As the outer layers of the star are blown apart by a powerful supernova or star explosion, the inner core collapses, birthing a stellar remnant with the mass of the sun squeezed into a width equivalent to the average city on Earth. (One teaspoon of neutron star matter brought to Earth would therefore weigh 1 billion tons.)
The collapse also pushes together the magnetic field lines of the dying star, creating the universe’s most powerful magnetic fields. Hence, this type of neutron star boasting a powerful magnetic field is known as a magnetar.
FRBs, meanwhile, have been something of a puzzle since the first, the Lorimer Burst, was spotted in 2007. These radio pulses, with durations from a fraction of a millisecond to three seconds that very rarely repeat, were first connected to magnetars back in 2020 when astronomers spotted two rapid-fire FRBs coming from within the Milky Way.
Though the connection between magnetars and FRBs was established, scientists still weren’t clear what this mechanism behind the link actually was.
The new study implies that magnetars could produce FRBs when their immense gravitational influence generates tremendous tidal forces in an asteroid so tremendous that the space rock is ripped apart. (The same effect is seen around black holes in tidal disruption events; when a star gets too close to the cosmic titan, its gravitational influence shreds the star.)
Because neutron stars are essentially the remains of dead stars, it is feasible that they are surrounded by the remains of their planetary systems.
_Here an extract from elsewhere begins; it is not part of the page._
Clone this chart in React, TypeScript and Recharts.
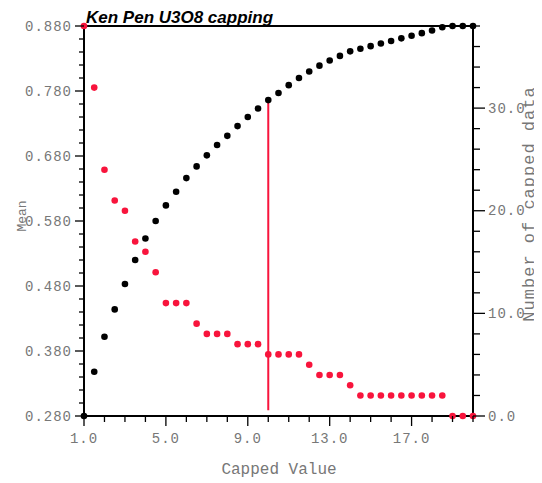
import React from 'react';
import { ComposedChart, Line, XAxis, YAxis, ReferenceLine } from 'recharts';

const TITLE = 'Ken Pen U3O8 capping';
const X_LABEL = 'Capped Value';
const LEFT_LABEL = 'Mean';
const RIGHT_LABEL = 'Number of capped data';

const capValues = [
  1, 1.5, 2, 2.5, 3, 3.5, 4, 4.5, 5, 5.5, 6, 6.5, 7, 7.5, 8, 8.5, 9, 9.5, 10, 10.5,
  11, 11.5, 12, 12.5, 13, 13.5, 14, 14.5, 15, 15.5, 16, 16.5, 17, 17.5, 18, 18.5, 19, 19.5, 20,
];
const meanValues = [
  0.28, 0.348, 0.402, 0.444, 0.483, 0.52, 0.553, 0.58, 0.604, 0.625, 0.646, 0.664, 0.681, 0.697,
  0.711, 0.726, 0.74, 0.753, 0.766, 0.777, 0.789, 0.8, 0.81, 0.819, 0.827, 0.834, 0.841, 0.845,
  0.849, 0.853, 0.857, 0.861, 0.865, 0.869, 0.873, 0.878, 0.88, 0.88, 0.88,
];
const cappedCounts = [
  38, 32, 24, 21, 20, 17, 16, 14, 11, 11, 11, 9, 8, 8, 8, 7, 7, 7, 6, 6,
  6, 6, 5, 4, 4, 4, 3, 2, 2, 2, 2, 2, 2, 2, 2, 2, 0, 0, 0,
];

const CHOSEN_CAP = 10;
const CAP_LINE_BOTTOM = 0.289;

const xTicks = [1, 2, 3, 4, 5, 6, 7, 8, 9, 10, 11, 12, 13, 14, 15, 16, 17, 18, 19, 20];
const xMajorTicks = [1, 5, 9, 13, 17];
const leftTicks = [
  0.28, 0.3, 0.32, 0.34, 0.36, 0.38, 0.4, 0.42, 0.44, 0.46, 0.48, 0.5, 0.52, 0.54, 0.56, 0.58,
  0.6, 0.62, 0.64, 0.66, 0.68, 0.7, 0.72, 0.74, 0.76, 0.78, 0.8, 0.82, 0.84, 0.86, 0.88,
];
const leftMajorTicks = [0.28, 0.38, 0.48, 0.58, 0.68, 0.78, 0.88];
const rightTicks = [0, 2, 4, 6, 8, 10, 12, 14, 16, 18, 20, 22, 24, 26, 28, 30, 32, 34, 36, 38];
const rightMajorTicks = [0, 10, 20, 30];

const data = capValues.map((c, i) => ({ cap: c, mean: meanValues[i], count: cappedCounts[i] }));
const chosenMean = data.find((d) => d.cap === CHOSEN_CAP)!.mean;

const RED = '#f8143c';
const TICK_TEXT = '#777777';
const MONO = '"Liberation Mono", "DejaVu Sans Mono", monospace';

const isMajor = (list: number[], v: number) => list.some((m) => Math.abs(m - v) < 1e-6);

const LeftTick = (props: any) => {
  const { x, y, payload } = props;
  const v = payload.value as number;
  const major = isMajor(leftMajorTicks, v);
  return (
    <g>
      <line x1={x - (major ? 9 : 5)} x2={x} y1={y} y2={y} stroke="#000" strokeWidth={1.3} />
      {major && (
        <text x={x - 12} y={y} dy={4.5} textAnchor="end" fontFamily={MONO} fontSize={14} letterSpacing={1} fill={TICK_TEXT}>
          {v.toFixed(3)}
        </text>
      )}
    </g>
  );
};

const RightTick = (props: any) => {
  const { x, y, payload } = props;
  const v = payload.value as number;
  const major = isMajor(rightMajorTicks, v);
  return (
    <g>
      <line x1={x} x2={x + (major ? 12 : 7)} y1={y} y2={y} stroke="#000" strokeWidth={1.3} />
      {major && (
        <text x={x + 15} y={y} dy={4.5} textAnchor="start" fontFamily={MONO} fontSize={14} letterSpacing={1} fill={TICK_TEXT}>
          {v.toFixed(1)}
        </text>
      )}
    </g>
  );
};

const BottomTick = (props: any) => {
  const { x, y, payload } = props;
  const v = payload.value as number;
  const major = isMajor(xMajorTicks, v);
  return (
    <g>
      <line x1={x} x2={x} y1={y} y2={y + (major ? 10 : 6)} stroke="#000" strokeWidth={1.3} />
      {major && (
        <text x={x} y={y + 27} textAnchor="middle" fontFamily={MONO} fontSize={14} letterSpacing={1} fill={TICK_TEXT}>
          {v.toFixed(1)}
        </text>
      )}
    </g>
  );
};

export default function App() {
  return (
    <div style={{ position: 'relative', width: 534, height: 475 }}>
      <ComposedChart
        width={534}
        height={475}
        data={data}
        margin={{ top: 18, right: 9, bottom: 7, left: 6 }}
      >
        <XAxis
          dataKey="cap"
          type="number"
          domain={[1, 20]}
          ticks={xTicks}
          interval={0}
          height={60}
          tickSize={0}
          tickMargin={0}
          tickLine={false}
          tick={<BottomTick />}
          axisLine={{ stroke: '#000', strokeWidth: 2 }}
          label={{
            content: () => (
              <text x={271} y={466} textAnchor="middle" fontFamily={MONO} fontSize={16} fill={TICK_TEXT}>
                {X_LABEL}
              </text>
            ),
          }}
        />
        <YAxis
          yAxisId="left"
          orientation="left"
          type="number"
          domain={[0.28, 0.88]}
          ticks={leftTicks}
          interval={0}
          width={70}
          tickSize={0}
          tickMargin={0}
          tickLine={false}
          tick={<LeftTick />}
          axisLine={{ stroke: '#000', strokeWidth: 2 }}
          label={{
            content: () => (
              <text
                x={14}
                y={208}
                textAnchor="middle"
                dominantBaseline="central"
                transform="rotate(-90 14 208)"
                fontFamily={MONO}
                fontSize={13}
                fill={TICK_TEXT}
              >
                {LEFT_LABEL}
              </text>
            ),
          }}
        />
        <YAxis
          yAxisId="right"
          orientation="right"
          type="number"
          domain={[0, 38]}
          ticks={rightTicks}
          interval={0}
          width={60}
          tickSize={0}
          tickMargin={0}
          tickLine={false}
          tick={<RightTick />}
          axisLine={{ stroke: '#000', strokeWidth: 2 }}
          label={{
            content: () => (
              <text
                x={521}
                y={196}
                textAnchor="middle"
                dominantBaseline="central"
                transform="rotate(-90 521 196)"
                fontFamily={MONO}
                fontSize={17}
                letterSpacing={1}
                fill={TICK_TEXT}
              >
                {RIGHT_LABEL}
              </text>
            ),
          }}
        />
        <ReferenceLine yAxisId="left" y={0.88} stroke="#000" strokeWidth={2} />
        <ReferenceLine
          yAxisId="left"
          segment={[
            { x: CHOSEN_CAP, y: CAP_LINE_BOTTOM },
            { x: CHOSEN_CAP, y: chosenMean },
          ]}
          stroke={RED}
          strokeWidth={2}
        />
        <Line
          yAxisId="left"
          dataKey="mean"
          stroke="none"
          dot={{ r: 3.3, fill: '#000', stroke: 'none' }}
          activeDot={false}
          isAnimationActive={false}
        />
        <Line
          yAxisId="right"
          dataKey="count"
          stroke="none"
          dot={{ r: 3.3, fill: RED, stroke: 'none' }}
          activeDot={false}
          isAnimationActive={false}
        />
      </ComposedChart>
      <div
        style={{
          position: 'absolute',
          left: 78,
          top: 1,
          fontFamily: '"Liberation Sans", Arial, sans-serif',
          fontWeight: 'bold',
          fontStyle: 'italic',
          fontSize: 17,
          lineHeight: '17px',
          color: '#000',
          whiteSpace: 'nowrap',
        }}
      >
        {TITLE}
      </div>
    </div>
  );
}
If these zones are anything like our solar system, this debris would include asteroids.
If an asteroid is pulled in by a magnetar’s gravity and destroyed, the momentum the space rock carries with it through its dead planetary system can’t likewise be obliterated due to the laws of physics. The glitch in the magnetar’s speed would thus arise from the momentum carried by the asteroid being transferred to the magnetar.
If the asteroid is racing in the same direction as the neutron star spins, this action speeds the rotation of the dense stellar remnant up — a “glitch.” If the asteroid was traveling in the opposite direction to the spin of the magnetar, the transferred angular momentum slows its rotation, which is classed as an “anti-glitch.”
The remains of the destroyed asteroid are subsequently ensnared by the intense magnetic field of the magnetar, causing the field lines to tangle, snap and reconnect. This process, called magnetic reconnection, blasts out the FRB.
Eventually, what remains of the space rock will fall to the surface of the neutron star. The gravity of one of these stellar remnants is so great that an object with the mass of a marshmallow falling to its surface would release the energy equivalent to the detonation of 1,000 hydrogen bombs, according to NASA.
This means asteroid material hitting the surface of the neutron star should create powerful flares of energy in different frequencies of light, which could be spotted by astronomers. Scientists tuned to this effect could help find more asteroids being savaged by magnetars, thus further strengthening the connection between these neutron stars and the destructive events they cause to create FRBs.
The team’s research was published May 25 in the peer-reviewed Monthly Notices of the Royal Astronomical Society.